■ **Exercise**:
Transcribe exactly the lines from the one containing "Write a web" through the one containing "const tick = (vals)", both included, and leave out any pictures.

■ **Given records**:
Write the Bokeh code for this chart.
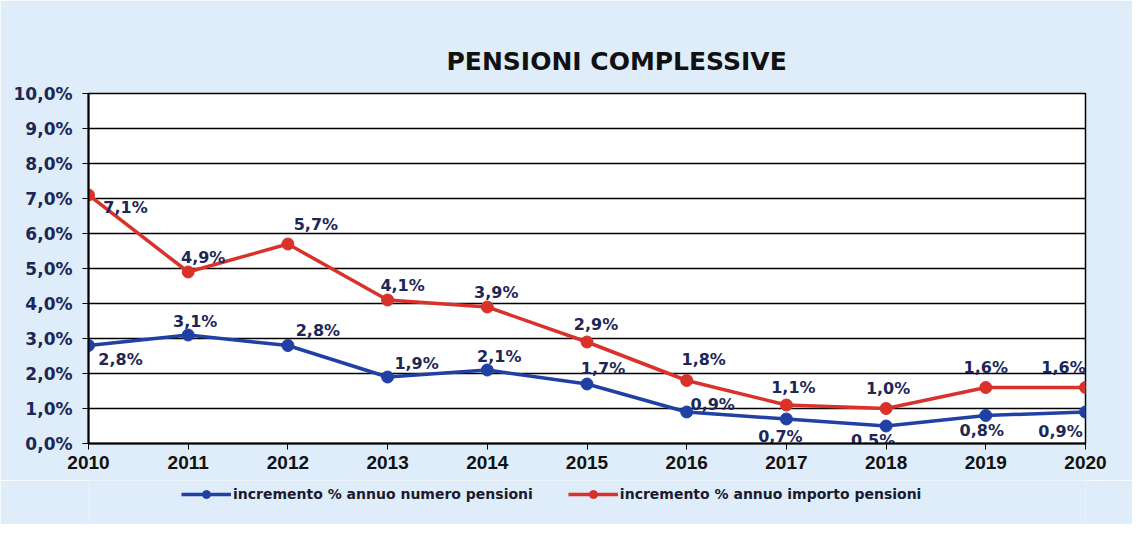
from bokeh.plotting import figure
from bokeh.layouts import column
from bokeh.models import FixedTicker, Legend, LegendItem, ColumnDataSource
from bokeh.core.properties import value
from bokeh.embed import file_html
from bokeh.resources import INLINE

years = [2010, 2011, 2012, 2013, 2014, 2015, 2016, 2017, 2018, 2019, 2020]
numero = [2.8, 3.1, 2.8, 1.9, 2.1, 1.7, 0.9, 0.7, 0.5, 0.8, 0.9]
importo = [7.1, 4.9, 5.7, 4.1, 3.9, 2.9, 1.8, 1.1, 1.0, 1.6, 1.6]
y_ticks = [0, 1, 2, 3, 4, 5, 6, 7, 8, 9, 10]
title_text = "PENSIONI COMPLESSIVE"
name_numero = "incremento % annuo numero pensioni"
name_importo = "incremento % annuo importo pensioni"

# label offsets (pixels) for each data label
numero_dx = [32, 7, 30, 29, 12, 16, 26, -6, -13, -4, -25]
numero_dy = [14, -14, -15, -14, -14, -16, -8, 17, 14, 15, 19]
importo_dx = [37, 15, 28, 15, 9, 9, 17, 7, 2, 0, -22]
importo_dy = [12, -15, -20, -15, -15, -18, -21, -18, -20, -20, -20]

BLUE = "#2140a3"
RED = "#d8322b"
NAVY = "#1c2757"
BG = "#deedf9"

def fmt(v):
    return ("%.1f%%" % v).replace(".", ",")

p = figure(frame_width=997, frame_height=350, x_range=(2010, 2020), y_range=(0, 10),
           output_backend="svg", toolbar_location=None,
           min_border_left=88, min_border_right=47, min_border_top=93, min_border_bottom=37)

p.border_fill_color = BG
p.background_fill_color = "white"
p.outline_line_color = "black"
p.outline_line_width = 1.5

p.title.text = title_text
p.title.align = "left"
p.title.offset = 358
p.title.text_font = "DejaVu Sans"
p.title.text_font_style = "bold"
p.title.text_font_size = "25px"
p.title.text_color = "#111111"
p.title.standoff = 36

p.xgrid.visible = False
p.ygrid.ticker = FixedTicker(ticks=y_ticks)
p.ygrid.grid_line_color = "black"
p.ygrid.grid_line_width = 1.5

p.yaxis.ticker = FixedTicker(ticks=y_ticks)
p.yaxis.major_label_overrides = {t: fmt(t) for t in y_ticks}
p.yaxis.major_label_text_font = "DejaVu Sans"
p.yaxis.major_label_text_font_style = "bold"
p.yaxis.major_label_text_font_size = "17px"
p.yaxis.major_label_text_color = NAVY
p.yaxis.axis_line_color = "black"
p.yaxis.axis_line_width = 2
p.yaxis.major_tick_out = 6
p.yaxis.major_tick_in = 0
p.yaxis.minor_tick_line_color = None
p.yaxis.major_label_standoff = 10

p.xaxis.ticker = FixedTicker(ticks=years)
p.xaxis.major_label_overrides = {y: str(y) for y in years}
p.xaxis.major_label_text_font = "Liberation Sans"
p.xaxis.major_label_text_font_style = "bold"
p.xaxis.major_label_text_font_size = "19px"
p.xaxis.major_label_text_color = "#111111"
p.xaxis.axis_line_color = "black"
p.xaxis.axis_line_width = 2
p.xaxis.major_tick_out = 6
p.xaxis.major_tick_in = 0
p.xaxis.minor_tick_line_color = None
p.xaxis.major_label_standoff = 6

src_n = ColumnDataSource(dict(x=years, y=numero, t=[fmt(v) for v in numero],
                              dx=numero_dx, dy=numero_dy))
src_i = ColumnDataSource(dict(x=years, y=importo, t=[fmt(v) for v in importo],
                              dx=importo_dx, dy=importo_dy))

p.line("x", "y", source=src_n, line_color=BLUE, line_width=3.5)
p.scatter("x", "y", source=src_n, size=12, fill_color=BLUE, line_color=BLUE)
p.line("x", "y", source=src_i, line_color=RED, line_width=3.5)
p.scatter("x", "y", source=src_i, size=12, fill_color=RED, line_color=RED)

for src in (src_n, src_i):
    p.text("x", "y", text="t", source=src, x_offset="dx", y_offset="dy",
           text_font=value("DejaVu Sans"), text_font_style="bold",
           text_font_size="16px", text_color=NAVY,
           text_align="center", text_baseline="middle")

# legend strip below the chart
q = figure(width=1132, height=44, x_range=(0, 1), y_range=(0, 1),
           output_backend="svg", toolbar_location=None, min_border=0)
q.axis.visible = False
q.grid.visible = False
q.outline_line_color = None
q.background_fill_color = BG
q.border_fill_color = BG
ln = q.line("x", "y", source=src_n, line_color=BLUE, line_width=3.5)
cn = q.scatter("x", "y", source=src_n, size=12, fill_color=BLUE, line_color=BLUE)
li = q.line("x", "y", source=src_i, line_color=RED, line_width=3.5)
ci = q.scatter("x", "y", source=src_i, size=12, fill_color=RED, line_color=RED)

legend = Legend(items=[LegendItem(label=name_numero, renderers=[ln, cn]),
                       LegendItem(label=name_importo, renderers=[li, ci])],
                orientation="horizontal", location=(93, 20),
                background_fill_alpha=0, border_line_color=None,
                label_text_font="DejaVu Sans", label_text_font_style="bold",
                label_text_font_size="14px", label_text_color="#1a1a2e",
                glyph_width=50, spacing=35, margin=0, padding=4,
                label_standoff=2, inactive_fill_alpha=0)
q.add_layout(legend, "center")

layout = column(p, q, spacing=0)
open("out.html", "w").write(file_html(layout, INLINE))
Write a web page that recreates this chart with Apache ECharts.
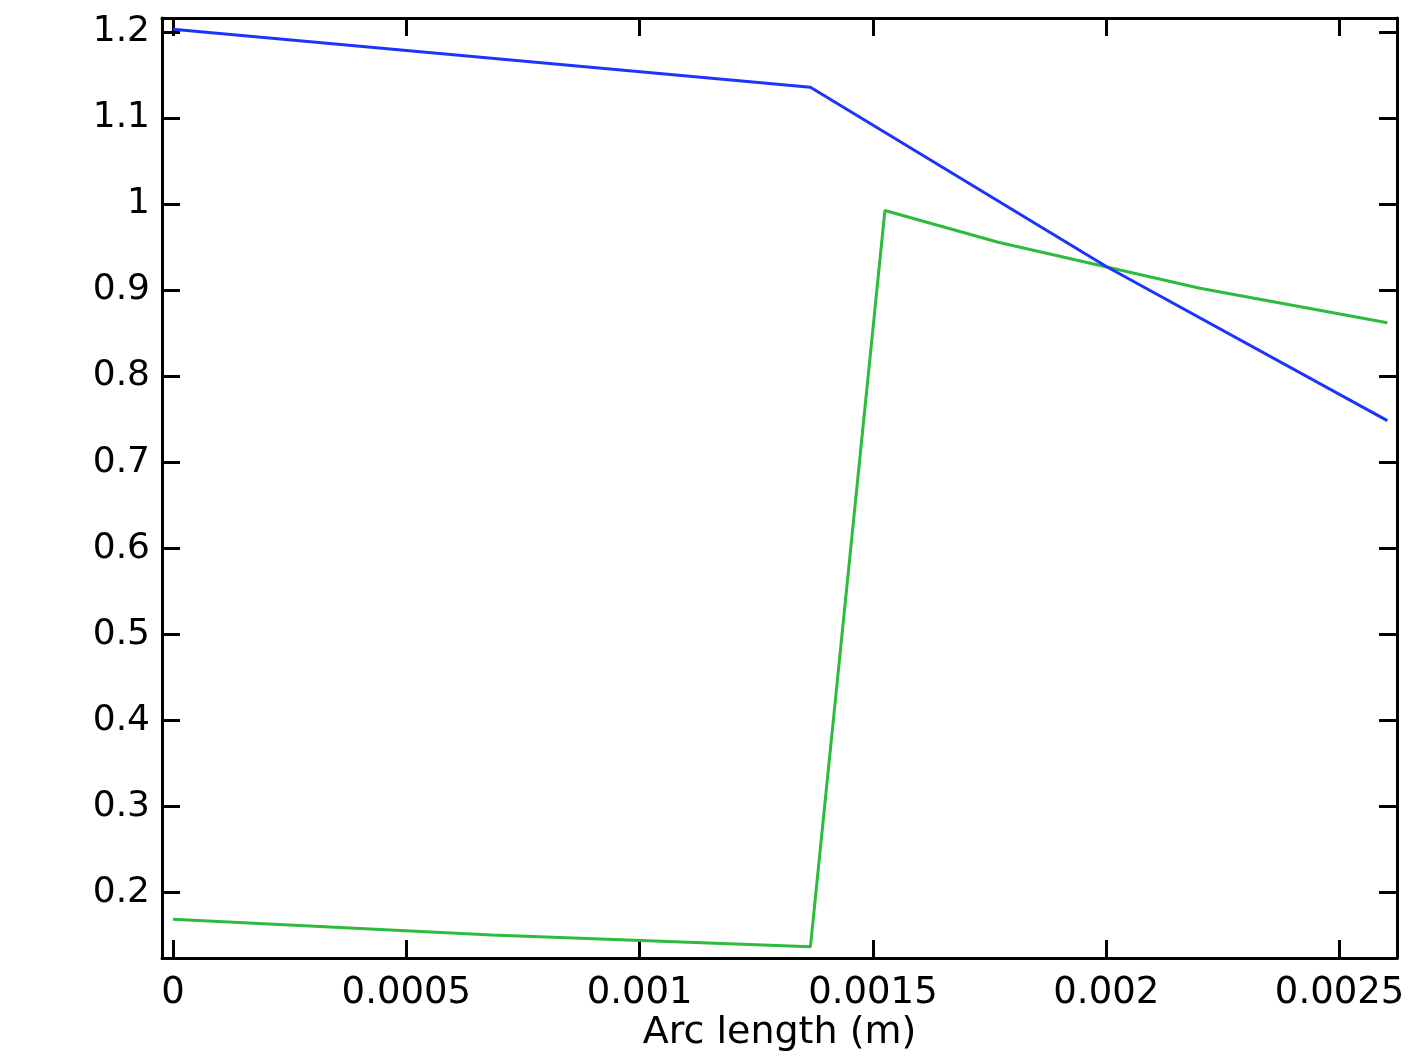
<!DOCTYPE html>
<html>
<head>
<meta charset="utf-8">
<script src="https://cdn.jsdelivr.net/npm/echarts@6/dist/echarts.min.js"></script>
<style>html,body{margin:0;padding:0;background:#fff;}#c{width:1417px;height:1063px;}</style>
</head>
<body>
<div id="c"></div>
<script>
// Data
const blueX = [0, 0.001366, 0.002, 0.0026023];
const blueY = [1.2031, 1.1357, 0.9274, 0.7482];
const greenX = [0, 0.000683, 0.001366, 0.0015256, 0.0017684, 0.0022008, 0.0026023];
const greenY = [0.1686, 0.1504, 0.1368, 0.9925, 0.9557, 0.9021, 0.8621];
const xTicks = [0, 0.0005, 0.001, 0.0015, 0.002, 0.0025];
const xTickLabels = ['0', '0.0005', '0.001', '0.0015', '0.002', '0.0025'];
const yTicks = [0.2, 0.3, 0.4, 0.5, 0.6, 0.7, 0.8, 0.9, 1, 1.1, 1.2];
const yTickLabels = ['0.2', '0.3', '0.4', '0.5', '0.6', '0.7', '0.8', '0.9', '1', '1.1', '1.2'];
const xName = 'Arc length (m)';

const xMin = -0.0000236, xMax = 0.002623;
const yMin = 0.1236, yMax = 1.2163;
const font = 'DejaVu Sans';

function pairs(xs, ys) { return xs.map((x, i) => [x, ys[i]]); }
function xLabelFmt(v) { const i = xTicks.findIndex(t => Math.abs(t - v) < 1e-9); return i >= 0 ? xTickLabels[i] : ''; }
function yLabelFmt(v) { const i = yTicks.findIndex(t => Math.abs(t - v) < 1e-9); return i >= 0 ? yTickLabels[i] : ''; }

const axisLine = { show: true, onZero: false, lineStyle: { color: '#000', width: 3 } };
const tick = (vals) => ({ show: true, inside: true, length: 18, lineStyle: { color: '#000', width: 3 }, customValues: vals });

const chart = echarts.init(document.getElementById('c'), null, { renderer: 'canvas' });
chart.setOption({
  animation: false,
  backgroundColor: '#fff',
  grid: { left: 162, right: 20, top: 18, bottom: 105, outerBoundsMode: 'none', containLabel: false },
  xAxis: [
    {
      type: 'value', position: 'bottom', min: xMin, max: xMax,
      axisLine: axisLine, axisTick: tick(xTicks), splitLine: { show: false },
      axisLabel: { show: true, customValues: xTicks, formatter: xLabelFmt, fontFamily: font, fontSize: 37, color: '#000', margin: 17 },
      name: xName, nameLocation: 'middle', nameGap: 56, nameMoveOverlap: false,
      nameTextStyle: { fontFamily: font, fontSize: 38, color: '#000' }
    },
    {
      type: 'value', position: 'top', min: xMin, max: xMax,
      axisLine: axisLine, axisTick: tick(xTicks), splitLine: { show: false },
      axisLabel: { show: false }
    }
  ],
  yAxis: [
    {
      type: 'value', position: 'left', min: yMin, max: yMax,
      axisLine: axisLine, axisTick: tick(yTicks), splitLine: { show: false },
      axisLabel: { show: true, customValues: yTicks, formatter: yLabelFmt, fontFamily: font, fontSize: 36, color: '#000', margin: 12 }
    },
    {
      type: 'value', position: 'right', min: yMin, max: yMax,
      axisLine: axisLine, axisTick: tick(yTicks), splitLine: { show: false },
      axisLabel: { show: false }
    }
  ],
  series: [
    {
      type: 'line', xAxisIndex: 0, yAxisIndex: 0, symbol: 'none',
      data: pairs(blueX, blueY),
      lineStyle: { color: '#1b35ff', width: 3 }, z: 3
    },
    {
      type: 'line', xAxisIndex: 0, yAxisIndex: 0, symbol: 'none',
      data: pairs(greenX, greenY),
      lineStyle: { color: '#2cbb3c', width: 3 }, z: 2
    }
  ]
});
</script>
</body>
</html>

■ **Worked solution**:
Write a web page that recreates this chart with Apache ECharts.
<!DOCTYPE html>
<html>
<head>
<meta charset="utf-8">
<script src="https://cdn.jsdelivr.net/npm/echarts@6/dist/echarts.min.js"></script>
<style>html,body{margin:0;padding:0;background:#fff;}#c{width:1417px;height:1063px;}</style>
</head>
<body>
<div id="c"></div>
<script>
// Data
const blueX = [0, 0.001366, 0.002, 0.0026023];
const blueY = [1.2031, 1.1357, 0.9274, 0.7482];
const greenX = [0, 0.000683, 0.001366, 0.0015256, 0.0017684, 0.0022008, 0.0026023];
const greenY = [0.1686, 0.1504, 0.1368, 0.9925, 0.9557, 0.9021, 0.8621];
const xTicks = [0, 0.0005, 0.001, 0.0015, 0.002, 0.0025];
const xTickLabels = ['0', '0.0005', '0.001', '0.0015', '0.002', '0.0025'];
const yTicks = [0.2, 0.3, 0.4, 0.5, 0.6, 0.7, 0.8, 0.9, 1, 1.1, 1.2];
const yTickLabels = ['0.2', '0.3', '0.4', '0.5', '0.6', '0.7', '0.8', '0.9', '1', '1.1', '1.2'];
const xName = 'Arc length (m)';

const xMin = -0.0000236, xMax = 0.002623;
const yMin = 0.1236, yMax = 1.2163;
const font = 'DejaVu Sans';

function pairs(xs, ys) { return xs.map((x, i) => [x, ys[i]]); }
function xLabelFmt(v) { const i = xTicks.findIndex(t => Math.abs(t - v) < 1e-9); return i >= 0 ? xTickLabels[i] : ''; }
function yLabelFmt(v) { const i = yTicks.findIndex(t => Math.abs(t - v) < 1e-9); return i >= 0 ? yTickLabels[i] : ''; }

const axisLine = { show: true, onZero: false, lineStyle: { color: '#000', width: 3 } };
const tick = (vals) => ({ show: true, inside: true, length: 18, lineStyle: { color: '#000', width: 3 }, customValues: vals });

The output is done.